Exercise prompt: Pull out every line below containing the word "this".

>> start Information provided

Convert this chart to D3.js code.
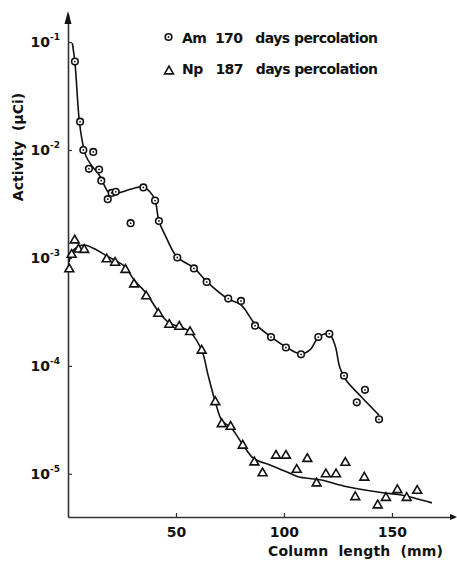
<!DOCTYPE html>
<html>
<head>
<meta charset="utf-8">
<script src="https://d3js.org/d3.v7.min.js"></script>
<style type="text/css">
    body { margin: 0; background: #fff; }
    text { font-family: "DejaVu Sans", sans-serif; font-weight: bold; fill: #111; }
    .curve { fill: none; stroke: #111; stroke-width: 1.6px; }
    .mark { fill: #fff; stroke: #111; stroke-width: 1.6px; }
</style>
</head>
<body>
<svg width="457" height="563"></svg>
<script>
// Am, 170 days percolation (measured points)
var amMm  = [3.2, 5.6, 7.1, 11.7, 9.7, 14.4, 15.4, 18.4, 20.2, 22.1, 34.9, 40.3, 42.1, 29.0, 50.6, 58.3, 64.2, 74.2, 80.1, 86.6, 94.0, 100.9, 107.9, 115.9, 121.0, 127.8, 137.5, 133.7, 144.0];
var amAct = [6.6e-2, 1.83e-2, 1.0e-2, 9.6e-3, 6.7e-3, 6.6e-3, 5.2e-3, 3.5e-3, 4.0e-3, 4.1e-3, 4.5e-3, 3.4e-3, 2.2e-3, 2.1e-3, 1.01e-3, 8.0e-4, 6.0e-4, 4.2e-4, 4.0e-4, 2.36e-4, 1.85e-4, 1.48e-4, 1.28e-4, 1.85e-4, 1.98e-4, 8.1e-5, 6.0e-5, 4.6e-5, 3.2e-5];

// Np, 187 days percolation (measured points)
var npMm  = [0.6, 1.7, 3.1, 4.9, 7.5, 17.9, 21.8, 26.6, 30.6, 36.2, 41.8, 46.9, 51.5, 56.5, 61.9, 68.2, 71.2, 75.3, 80.9, 86.3, 90.1, 96.3, 100.9, 105.9, 110.8, 115.1, 119.4, 124.1, 128.4, 133.0, 137.2, 143.4, 147.2, 152.5, 156.8, 161.7];
var npAct = [8.0e-4, 1.09e-3, 1.48e-3, 1.22e-3, 1.21e-3, 9.9e-4, 9.2e-4, 7.9e-4, 5.8e-4, 4.5e-4, 3.1e-4, 2.45e-4, 2.35e-4, 2.1e-4, 1.41e-4, 4.7e-5, 2.94e-5, 2.78e-5, 1.86e-5, 1.3e-5, 1.03e-5, 1.5e-5, 1.5e-5, 1.11e-5, 1.4e-5, 8.3e-6, 1.01e-5, 1.01e-5, 1.29e-5, 6.2e-6, 9.4e-6, 5.2e-6, 6.1e-6, 7.2e-6, 6.1e-6, 7.1e-6];

// hand drawn fitted curves
var amCurveMm  = [2.0, 3.2, 5.1, 6.5, 8.3, 11.1, 14.4, 16.7, 19.0, 21.8, 26.4, 31.0, 34.7, 38.0, 40.3, 42.1, 45.4, 50.5, 58.3, 64.4, 74.1, 80.1, 86.6, 94.0, 100.9, 107.9, 112.5, 115.7, 120.8, 123.6, 125.9, 128.7, 136.1, 144.0];
var amCurveAct = [9.8e-2, 6.5e-2, 1.98e-2, 1.24e-2, 8.8e-3, 7.1e-3, 5.9e-3, 4.75e-3, 4.0e-3, 3.92e-3, 4.17e-3, 4.45e-3, 4.54e-3, 4.08e-3, 3.44e-3, 2.2e-3, 1.56e-3, 1.02e-3, 8.1e-4, 6.0e-4, 4.17e-4, 3.67e-4, 2.45e-4, 1.86e-4, 1.5e-4, 1.29e-4, 1.44e-4, 1.82e-4, 1.98e-4, 1.56e-4, 9.6e-5, 7.4e-5, 5.1e-5, 3.5e-5];
var npCurveMm  = [0.5, 1.9, 4.2, 7.4, 12.5, 18.1, 22.2, 26.4, 30.6, 36.1, 41.7, 46.8, 51.9, 56.5, 62.0, 64.8, 68.1, 71.3, 75.5, 81.0, 86.1, 93.5, 101.4, 106.5, 116.7, 129.2, 145.8, 153.7, 168.5];
var npCurveAct = [9.2e-4, 1.14e-3, 1.26e-3, 1.32e-3, 1.21e-3, 1.04e-3, 9.4e-4, 8.3e-4, 6.25e-4, 4.74e-4, 3.23e-4, 2.5e-4, 2.3e-4, 2.06e-4, 1.38e-4, 8.3e-5, 4.74e-5, 3.1e-5, 2.67e-5, 1.86e-5, 1.38e-5, 1.21e-5, 1.04e-5, 9.4e-6, 8.8e-6, 7.6e-6, 6.67e-6, 6.4e-6, 5.38e-6];

var xTicks = [50, 100, 150];
var yTicks = [1e-1, 1e-2, 1e-3, 1e-4, 1e-5];
var yTickExp = ["-1", "-2", "-3", "-4", "-5"];
var legendLabels = ["Am  170   days percolation", "Np   187   days percolation"];

var svg = d3.select("svg");

var x = d3.scaleLinear().domain([0, 179]).range([68, 454.6]);
var y = d3.scaleLog().domain([Math.pow(10, -5.4), Math.pow(10, -0.74)]).range([517, 14]);

// x axis
var xAxis = svg.append("g")
    .attr("transform", "translate(0,517)")
    .call(d3.axisBottom(x).tickValues(xTicks).tickSizeInner(-4).tickSizeOuter(0).tickPadding(10));
xAxis.select(".domain").attr("stroke", "#333").attr("stroke-width", 1.4);
xAxis.selectAll(".tick line").attr("stroke", "#333").attr("stroke-width", 1.2);
xAxis.selectAll(".tick text").attr("font-size", 14).attr("font-family", "DejaVu Sans").attr("font-weight", "bold").attr("fill", "#111");

svg.append("path")
    .attr("d", "M450,514 L457,517 L450,520 Z")
    .attr("fill", "#111");

// y axis
var yAxis = svg.append("g")
    .attr("transform", "translate(68,0)")
    .call(d3.axisLeft(y).tickValues(yTicks).tickSizeInner(-4).tickSizeOuter(0).tickPadding(10));
yAxis.select(".domain").attr("stroke", "#333").attr("stroke-width", 1.6);
yAxis.selectAll(".tick line").attr("stroke", "#333").attr("stroke-width", 1.2);
yAxis.selectAll(".tick text").each(function(d, i) {
    var t = d3.select(this).text("")
        .attr("font-family", "DejaVu Sans").attr("font-weight", "bold").attr("fill", "#111")
        .attr("font-size", 14).attr("x", -8).attr("dy", "0.35em");
    t.append("tspan").text("10");
    t.append("tspan").attr("font-size", 9).attr("dy", -7).text(yTickExp[i]);
});

svg.append("path")
    .attr("d", "M64.5,24 L68,11 L71.5,24 Z")
    .attr("fill", "#111");

// axis titles
svg.append("text")
    .attr("transform", "translate(23,147) rotate(-90)")
    .attr("text-anchor", "middle")
    .attr("font-size", 14)
    .style("white-space", "pre")
    .text("Activity  (\u03BCCi)");

svg.append("text")
    .attr("x", 268)
    .attr("y", 556)
    .attr("font-size", 14)
    .attr("textLength", 175)
    .attr("lengthAdjust", "spacing")
    .style("white-space", "pre")
    .text("Column  length  (mm)");

// curves
var line = d3.line()
    .x(function(d) { return x(d[0]); })
    .y(function(d) { return y(d[1]); })
    .curve(d3.curveCatmullRom.alpha(0.5));

svg.append("path")
    .datum(d3.zip(amCurveMm, amCurveAct))
    .attr("class", "curve")
    .attr("d", line);

svg.append("path")
    .datum(d3.zip(npCurveMm, npCurveAct))
    .attr("class", "curve")
    .attr("d", line);

// markers
function circleMark(g, cx, cy) {
    g.append("circle").attr("class", "mark").attr("cx", cx).attr("cy", cy).attr("r", 3.3);
    g.append("circle").attr("cx", cx).attr("cy", cy).attr("r", 0.9).attr("fill", "#111");
}
var tri = d3.symbol().type(d3.symbolTriangle).size(34);
function triMark(g, cx, cy) {
    g.append("path").attr("class", "mark").attr("d", tri)
        .attr("transform", "translate(" + cx + "," + (cy + 0.8) + ")");
}

var gNp = svg.append("g");
d3.zip(npMm, npAct).forEach(function(d) { triMark(gNp, x(d[0]), y(d[1])); });

var gAm = svg.append("g");
d3.zip(amMm, amAct).forEach(function(d) { circleMark(gAm, x(d[0]), y(d[1])); });

// legend
var legend = svg.append("g");
circleMark(legend, 168.5, 37);
triMark(legend, 169, 70.5);
legend.selectAll("text.leg")
    .data(legendLabels)
    .enter().append("text")
    .attr("class", "leg")
    .attr("x", 182)
    .attr("y", function(d, i) { return 43 + i * 31; })
    .attr("font-size", 14)
    .attr("textLength", 196)
    .attr("lengthAdjust", "spacing")
    .style("white-space", "pre")
    .text(function(d) { return d; });
</script>
</body>
</html>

>> end Information provided

Worked solution:
Convert this chart to D3.js code.
    var t = d3.select(this).text("")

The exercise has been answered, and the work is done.